Finding the way: on skis
Wednesday, January 24, 2007
By Brooke Williams
For Christmas this year, my wife Terry gave me a set of cross country
skis, boots and poles. These aren’t fat skis for the deep and steep of
Teton Pass. Nor are they super skinny skating skis for racing around
the Aspens golf course. These are the more traditional waxless, type of
skis for skiing through the forest on a path – a way to travel in
nature.
This is my first new pair of skis in over a decade. I was once addicted
to skiing – powder skiing in particular. When I found skis that I
loved, I would secretly buy duplicate, in some cases triplicate, pairs
and hide them in the garage or basement. In fact, in storage, I have
what I thought were the best powder skis ever made – Dynastar Verticals
– mounted with some fancy alpine touring bindings a friend brought me
from France. I lived to ski. The Wasatch Mountains above Salt Lake City
were my playground, my stage.
During the ‘80s and ‘90s I wrote extensively about skiing, trying to
make sense of why I could not live without it. I wondered and marveled
about why big mountains, full seasons of watching weather, and having a
sustained, intimate relationship with gravity made for such magic in my
life. Tai Chi master and Deep Ecologist Dolores LaChappelle, an amazing
woman living in Colorado who claims to have learned everything she
knows from skiing powder, was my mentor. I realize that my first
environmental activism was aimed at limiting ski resort development and
commercial helicopter skiing – anything that threatened to spread into
my sacred powder stashes.
On discovering my gift on Christmas, I was worried about being
frustrated that skiing, once my source of adventure and meaning and
indeed, a major part of my identity, would be reduced to basic winter
transportation. Now, having been skiing nearly everyday this past
month, I find that my only frustration is that I can’t get out even
more often. (I chuckled last week, seeing that a Dynastar Vertical had
been added to the fence made of obsolete skis at the corner of Deloney
and Millward.)
I’m discovering how places I’ve taken for granted are made new by
winter. The Moose-Wilson Road. The Bradley-Taggart Lake trails. The
Park road south of Jenny Lake. A ranch turned wild by wind and snow.

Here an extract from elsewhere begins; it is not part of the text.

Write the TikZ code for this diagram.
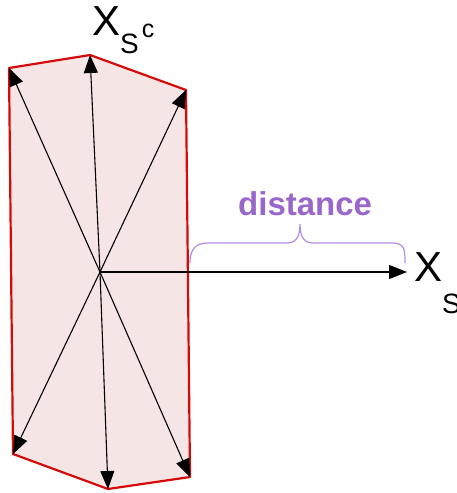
\documentclass[tikz,border=0pt]{standalone}
\usepackage{fontspec}
\setmainfont{Liberation Sans}
\usetikzlibrary{arrows.meta}
\definecolor{shapefill}{RGB}{246,229,229}
\definecolor{shapeline}{RGB}{215,10,10}
\definecolor{distpurple}{RGB}{153,102,204}
\definecolor{bracepurple}{RGB}{178,140,225}
\tikzset{
  vec/.style={draw=black, line width=1.1pt, -{Triangle[length=18pt,width=14pt]}},
  region/.style={draw=shapeline, fill=shapefill, line width=2.2pt, line join=round},
  bigtext/.style={anchor=base west, inner sep=0pt, font=\fontsize{42}{42}\selectfont},
}
\begin{document}
\begin{tikzpicture}[x=1pt,y=-1pt]
\useasboundingbox (0,0) rectangle (457,493);
\coordinate (tl) at (9,68);
\coordinate (t) at (90,55);
\coordinate (tr) at (186,90);
\coordinate (br) at (190,477);
\coordinate (b) at (108,489);
\coordinate (bl) at (13,454);
\coordinate (c) at (100,272);
\coordinate (e) at (407,272);
\path[region] (tl) -- (t) -- (tr) -- (br) -- (b) -- (bl) -- cycle;
\foreach \v in {tl,t,tr,br,b,bl} \draw[vec] (c) -- (\v);
\draw[vec] (c) -- (e);
\draw[draw=bracepurple, line width=1.2pt]
  (190,263) .. controls (190,250) and (195,243) .. (208,243) -- (287,243)
  .. controls (295,243) and (300,238) .. (300,224)
  .. controls (300,238) and (305,243) .. (313,243) -- (392,243)
  .. controls (405,243) and (405,250) .. (405,263);
\node[anchor=base west, inner sep=0pt, text=distpurple, font=\fontsize{33}{33}\selectfont\bfseries] (dist) at (238,215) {distance};
\node[bigtext] (xsc) at (92,35) {X\raisebox{-18pt}{\fontsize{28}{28}\selectfont S}\hspace{3pt}\raisebox{-2pt}{\fontsize{25}{25}\selectfont c}};
\node[bigtext] (xs) at (414,281) {X\raisebox{-32pt}{\fontsize{28}{28}\selectfont S}};
\end{tikzpicture}
\end{document}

But most days, I ski on the circuit trail around The Murie Center. With
the lack of new snow, this trail is now quite fast and the rhythm one
can develop moving through the forest becomes its own mysterious force,
an energy supplement like horizontal gravity. Daily, the new Murie
Center interns and I “survey the kingdom,” paying particular attention
to changes occurring in this place and any new questions.

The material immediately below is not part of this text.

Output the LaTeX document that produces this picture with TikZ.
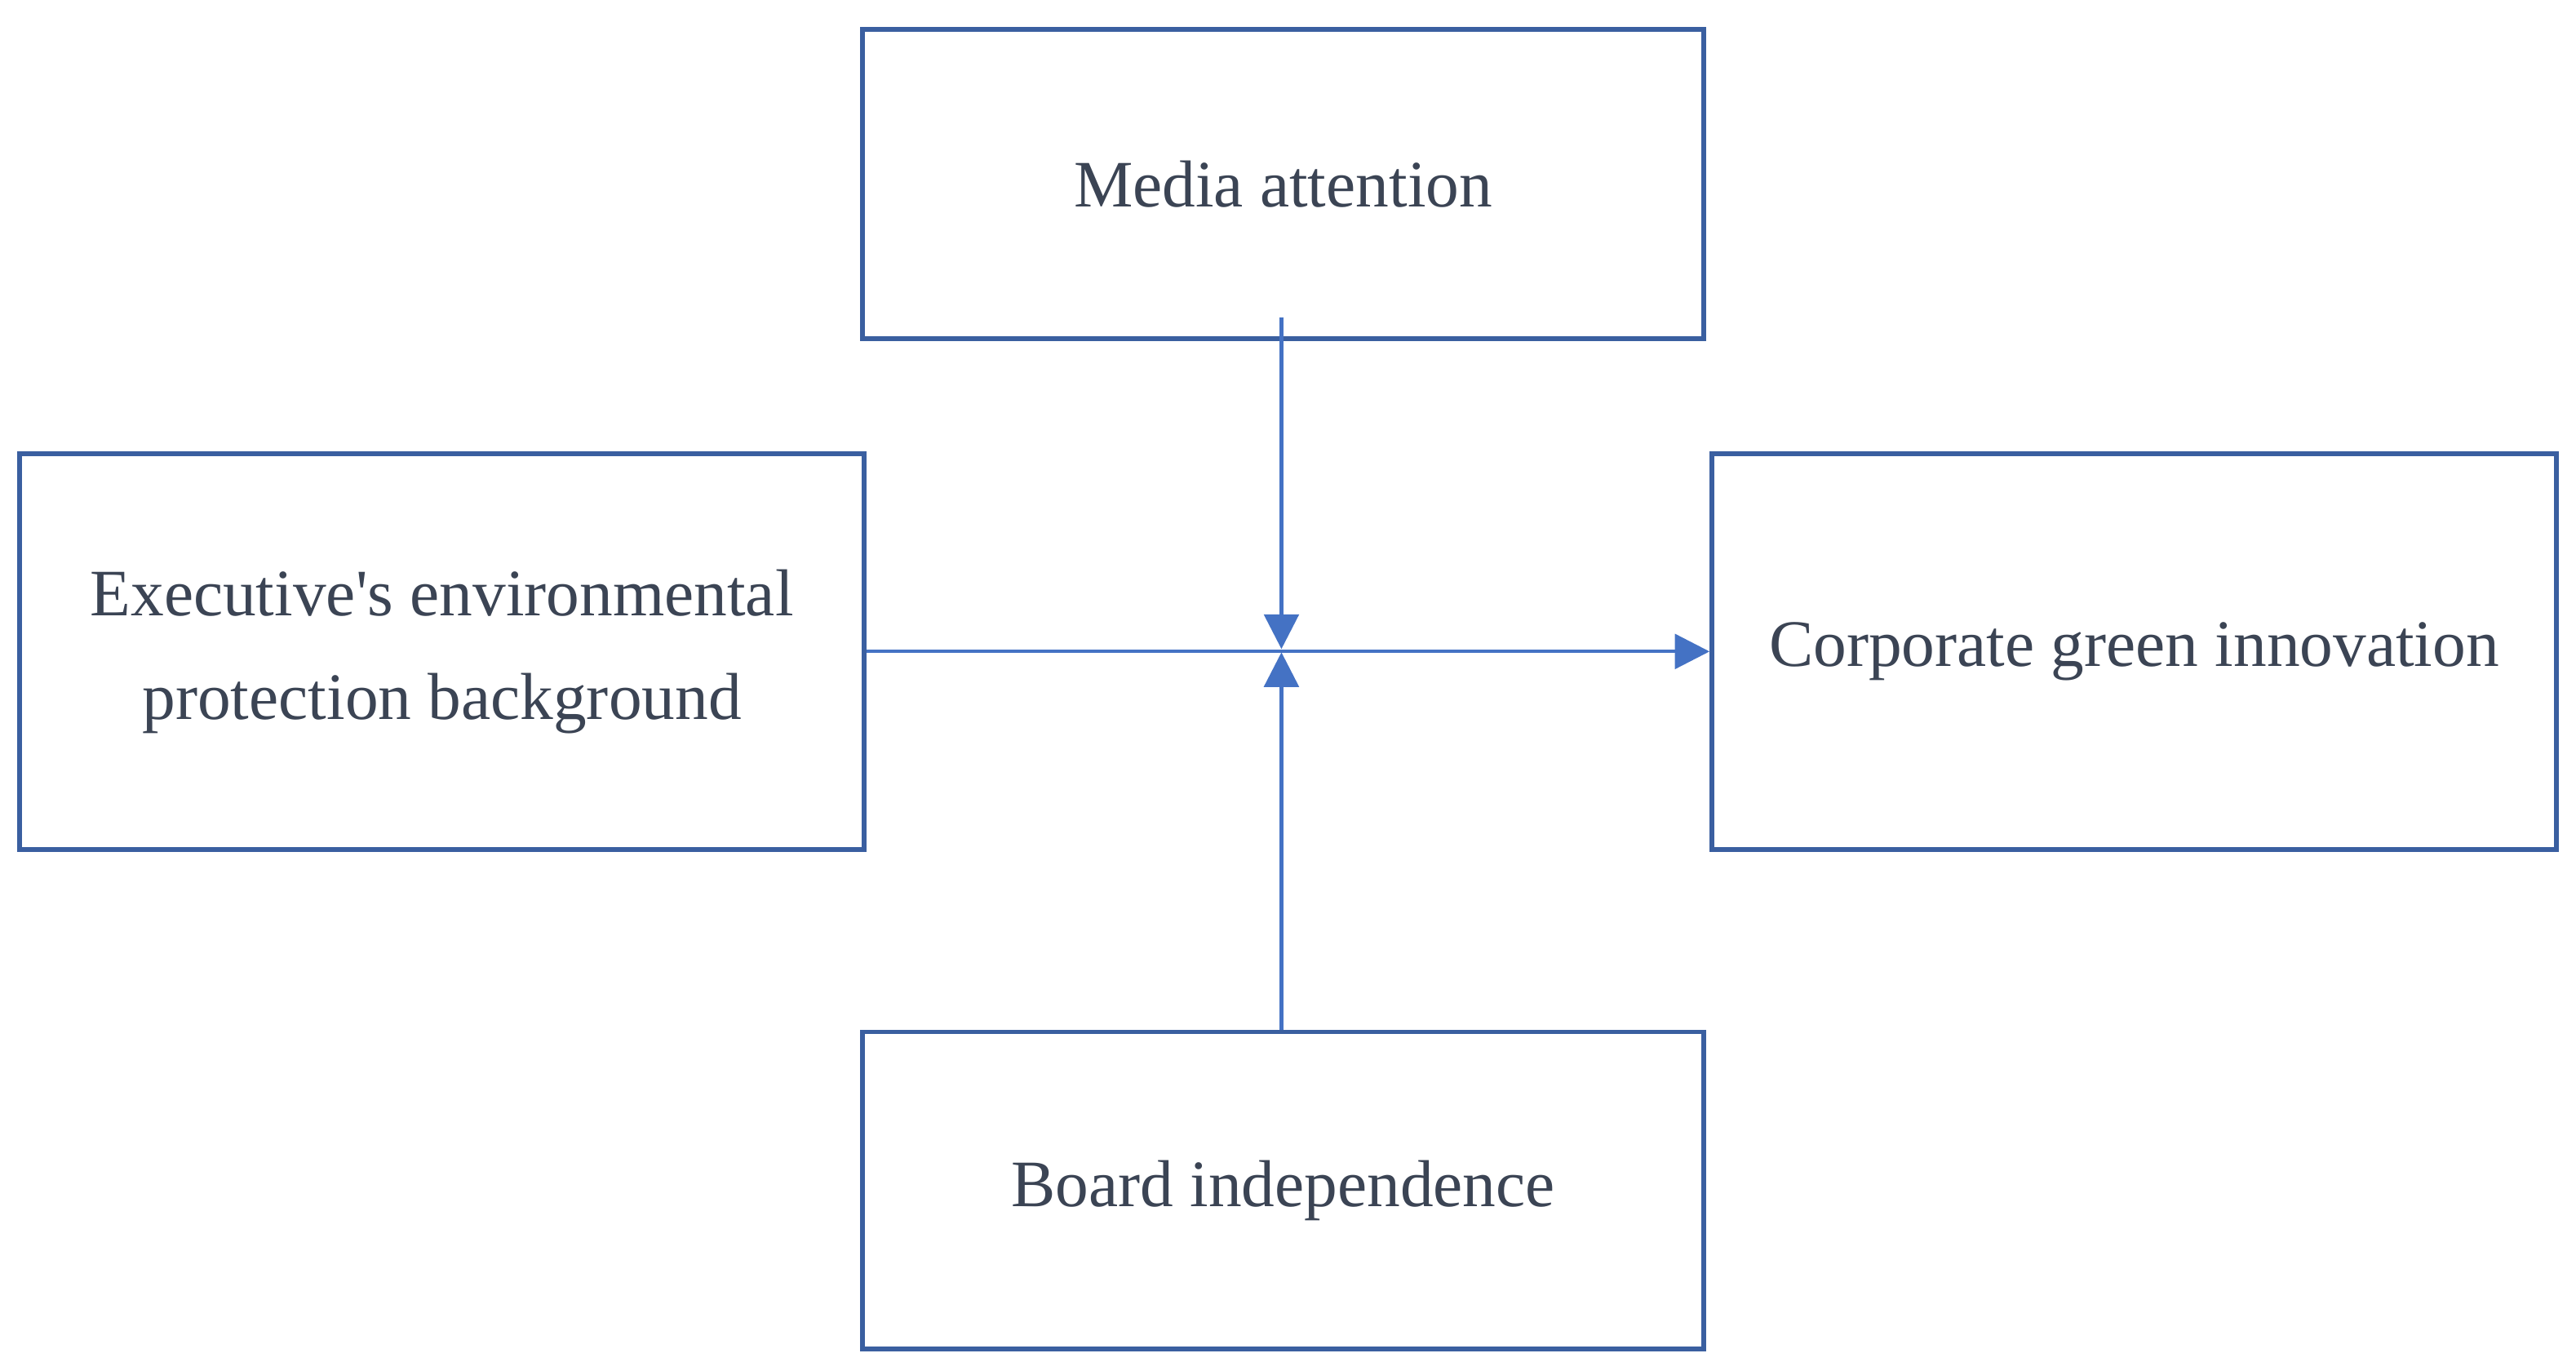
\documentclass[tikz,border=0pt]{standalone}
\usepackage{fontspec}
\setmainfont{Liberation Serif}[Ligatures=TeXOff]
\usetikzlibrary{arrows.meta}
\definecolor{bx}{HTML}{3A5FA0}
\definecolor{ar}{HTML}{4472C4}
\definecolor{tx}{HTML}{3B4454}
\begin{document}
\begin{tikzpicture}[x=0.02cm,y=-0.02cm,
  box/.style={draw=bx,line width=1.6pt,inner sep=0pt,align=center,text=tx,font=\fontsize{23}{36}\selectfont},
  con/.style={draw=ar,line width=1.2pt},
  tip/.style={-{Triangle[length=12pt,width=12pt]}}]
\useasboundingbox (0,0) rectangle (1568,834);
\node[box,minimum width=512*0.02cm,minimum height=188*0.02cm] (m) at (781,112) {Media attention};
\node[box,minimum width=514*0.02cm,minimum height=241*0.02cm] (e) at (269,396.5) {Executive's environmental\\protection background};
\node[box,minimum width=514*0.02cm,minimum height=241*0.02cm] (c) at (1299,396.5) {Corporate green innovation};
\node[box,minimum width=512*0.02cm,minimum height=193*0.02cm] (b) at (781,724.5) {Board independence};
\coordinate (ms) at (780,193);
\coordinate (mt) at (780,395);
\coordinate (bt) at (780,397);
\draw[con,tip] (e.east) -- (c.west);
\draw[con,tip] (ms) -- (mt);
\draw[con,tip] (b.north -| bt) -- (bt);
\end{tikzpicture}
\end{document}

We found what was once a mallard duck — two sharp wings connected to
each other by a bloody bone structure that once held the life of this
bird. Day one: the marks of wing tips in the snow suggest the mallard
might have been killed elsewhere and transported to this site and eaten
by a large bird, perhaps a bald eagle or raven. Day two: the carcass
has been taken away by a coyote, based on the serpentine tracks in and
out of the adjacent forest.
The ghost moose makes the new post holes we find each day on our trail. We never see the moose. We only feel it.

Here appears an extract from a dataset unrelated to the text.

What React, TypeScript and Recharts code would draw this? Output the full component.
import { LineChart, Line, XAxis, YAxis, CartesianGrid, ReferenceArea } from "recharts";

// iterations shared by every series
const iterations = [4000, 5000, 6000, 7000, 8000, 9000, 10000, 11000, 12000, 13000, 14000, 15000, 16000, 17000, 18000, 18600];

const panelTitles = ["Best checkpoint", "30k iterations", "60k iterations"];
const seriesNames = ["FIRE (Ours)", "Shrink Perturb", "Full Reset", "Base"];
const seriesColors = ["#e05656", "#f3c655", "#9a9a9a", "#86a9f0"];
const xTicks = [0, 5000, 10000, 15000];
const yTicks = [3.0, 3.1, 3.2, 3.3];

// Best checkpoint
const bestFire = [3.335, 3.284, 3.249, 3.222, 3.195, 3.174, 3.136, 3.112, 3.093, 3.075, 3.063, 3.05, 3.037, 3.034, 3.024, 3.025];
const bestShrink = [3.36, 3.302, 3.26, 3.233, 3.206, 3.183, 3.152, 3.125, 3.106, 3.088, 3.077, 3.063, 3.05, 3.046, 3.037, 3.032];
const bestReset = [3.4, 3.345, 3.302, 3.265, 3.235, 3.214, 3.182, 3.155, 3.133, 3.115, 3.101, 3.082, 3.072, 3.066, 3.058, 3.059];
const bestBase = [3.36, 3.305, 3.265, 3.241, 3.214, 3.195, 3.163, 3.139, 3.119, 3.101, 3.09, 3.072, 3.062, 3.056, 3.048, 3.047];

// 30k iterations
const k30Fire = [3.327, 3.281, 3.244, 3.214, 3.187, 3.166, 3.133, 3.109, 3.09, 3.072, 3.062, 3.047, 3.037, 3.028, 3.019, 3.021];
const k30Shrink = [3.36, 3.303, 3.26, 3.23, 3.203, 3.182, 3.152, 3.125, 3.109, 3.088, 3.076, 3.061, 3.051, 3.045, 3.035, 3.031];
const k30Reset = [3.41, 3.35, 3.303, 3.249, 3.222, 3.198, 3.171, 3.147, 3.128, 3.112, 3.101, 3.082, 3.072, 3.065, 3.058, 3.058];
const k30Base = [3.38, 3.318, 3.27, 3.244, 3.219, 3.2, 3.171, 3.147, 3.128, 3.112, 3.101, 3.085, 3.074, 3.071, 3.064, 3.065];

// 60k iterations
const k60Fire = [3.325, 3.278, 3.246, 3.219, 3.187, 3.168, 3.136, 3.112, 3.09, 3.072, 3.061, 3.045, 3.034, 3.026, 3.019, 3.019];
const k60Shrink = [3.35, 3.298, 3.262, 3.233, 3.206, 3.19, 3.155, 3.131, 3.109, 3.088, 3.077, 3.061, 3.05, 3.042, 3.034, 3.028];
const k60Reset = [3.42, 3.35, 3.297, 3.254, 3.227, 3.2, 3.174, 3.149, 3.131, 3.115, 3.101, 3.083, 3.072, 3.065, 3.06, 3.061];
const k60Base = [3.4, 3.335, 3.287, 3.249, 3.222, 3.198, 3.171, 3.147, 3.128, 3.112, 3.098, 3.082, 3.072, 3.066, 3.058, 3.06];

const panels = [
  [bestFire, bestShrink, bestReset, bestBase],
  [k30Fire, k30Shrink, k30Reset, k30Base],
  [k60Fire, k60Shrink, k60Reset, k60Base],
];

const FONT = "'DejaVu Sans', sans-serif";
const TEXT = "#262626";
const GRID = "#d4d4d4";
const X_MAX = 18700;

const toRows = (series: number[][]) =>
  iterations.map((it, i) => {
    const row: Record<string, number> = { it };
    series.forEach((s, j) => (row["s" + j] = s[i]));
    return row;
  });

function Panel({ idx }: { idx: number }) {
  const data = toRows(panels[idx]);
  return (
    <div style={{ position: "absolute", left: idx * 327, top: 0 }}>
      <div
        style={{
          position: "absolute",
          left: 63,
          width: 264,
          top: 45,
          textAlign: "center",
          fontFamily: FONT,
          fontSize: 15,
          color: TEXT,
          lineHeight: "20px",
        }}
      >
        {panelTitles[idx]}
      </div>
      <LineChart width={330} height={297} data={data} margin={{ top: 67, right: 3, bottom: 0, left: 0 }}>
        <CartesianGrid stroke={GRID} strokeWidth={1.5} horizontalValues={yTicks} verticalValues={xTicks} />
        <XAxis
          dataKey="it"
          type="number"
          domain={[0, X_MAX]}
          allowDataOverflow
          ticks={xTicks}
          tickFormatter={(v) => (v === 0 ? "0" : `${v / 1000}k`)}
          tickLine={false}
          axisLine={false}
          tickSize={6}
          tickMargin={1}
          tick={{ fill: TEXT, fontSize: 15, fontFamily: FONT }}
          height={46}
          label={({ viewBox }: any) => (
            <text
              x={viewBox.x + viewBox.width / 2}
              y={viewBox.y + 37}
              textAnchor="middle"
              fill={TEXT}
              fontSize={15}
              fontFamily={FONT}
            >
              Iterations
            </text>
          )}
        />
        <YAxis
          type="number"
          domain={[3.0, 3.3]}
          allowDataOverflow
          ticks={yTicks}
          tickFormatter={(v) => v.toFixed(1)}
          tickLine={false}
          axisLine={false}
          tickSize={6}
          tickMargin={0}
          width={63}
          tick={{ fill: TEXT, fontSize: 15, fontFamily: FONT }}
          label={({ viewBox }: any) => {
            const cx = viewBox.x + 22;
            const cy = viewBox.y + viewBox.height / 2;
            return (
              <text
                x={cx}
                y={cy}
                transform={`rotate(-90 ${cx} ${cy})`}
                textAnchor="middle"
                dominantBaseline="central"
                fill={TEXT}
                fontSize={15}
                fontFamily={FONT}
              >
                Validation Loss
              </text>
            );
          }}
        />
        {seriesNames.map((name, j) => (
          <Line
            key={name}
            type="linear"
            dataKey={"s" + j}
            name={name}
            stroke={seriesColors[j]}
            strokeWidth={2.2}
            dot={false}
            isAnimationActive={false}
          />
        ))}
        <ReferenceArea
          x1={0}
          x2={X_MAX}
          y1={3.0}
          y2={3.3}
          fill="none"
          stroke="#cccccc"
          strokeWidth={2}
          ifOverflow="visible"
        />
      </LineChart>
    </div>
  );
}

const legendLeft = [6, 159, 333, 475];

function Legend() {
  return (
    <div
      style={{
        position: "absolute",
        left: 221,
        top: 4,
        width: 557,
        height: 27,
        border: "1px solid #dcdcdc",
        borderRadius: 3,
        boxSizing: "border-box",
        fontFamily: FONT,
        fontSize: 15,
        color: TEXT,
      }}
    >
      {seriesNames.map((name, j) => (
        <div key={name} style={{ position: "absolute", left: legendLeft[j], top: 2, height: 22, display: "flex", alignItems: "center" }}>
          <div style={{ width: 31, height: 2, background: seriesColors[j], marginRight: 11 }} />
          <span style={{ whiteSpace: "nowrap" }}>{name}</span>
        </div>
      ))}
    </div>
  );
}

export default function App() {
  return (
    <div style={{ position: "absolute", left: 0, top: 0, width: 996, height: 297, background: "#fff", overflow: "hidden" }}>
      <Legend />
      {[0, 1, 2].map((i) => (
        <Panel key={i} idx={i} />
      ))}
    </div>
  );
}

Regularly, we see marten tracks, made by the latest of a dozen generations known to live in this forest.
Plantlike crystals rise vertically from the ice cover spreading horizontally across the small stream.
We wonder about the strange relationship between light and heat at minus fifteen degrees.
And then we wonder why this seems so natural: a small group skiing
through a wild forest on a cold day. Perhaps we are reminded of another
time when the lives of our ancestors depended on movement, attention
and an intimate, intricate territory called “home.”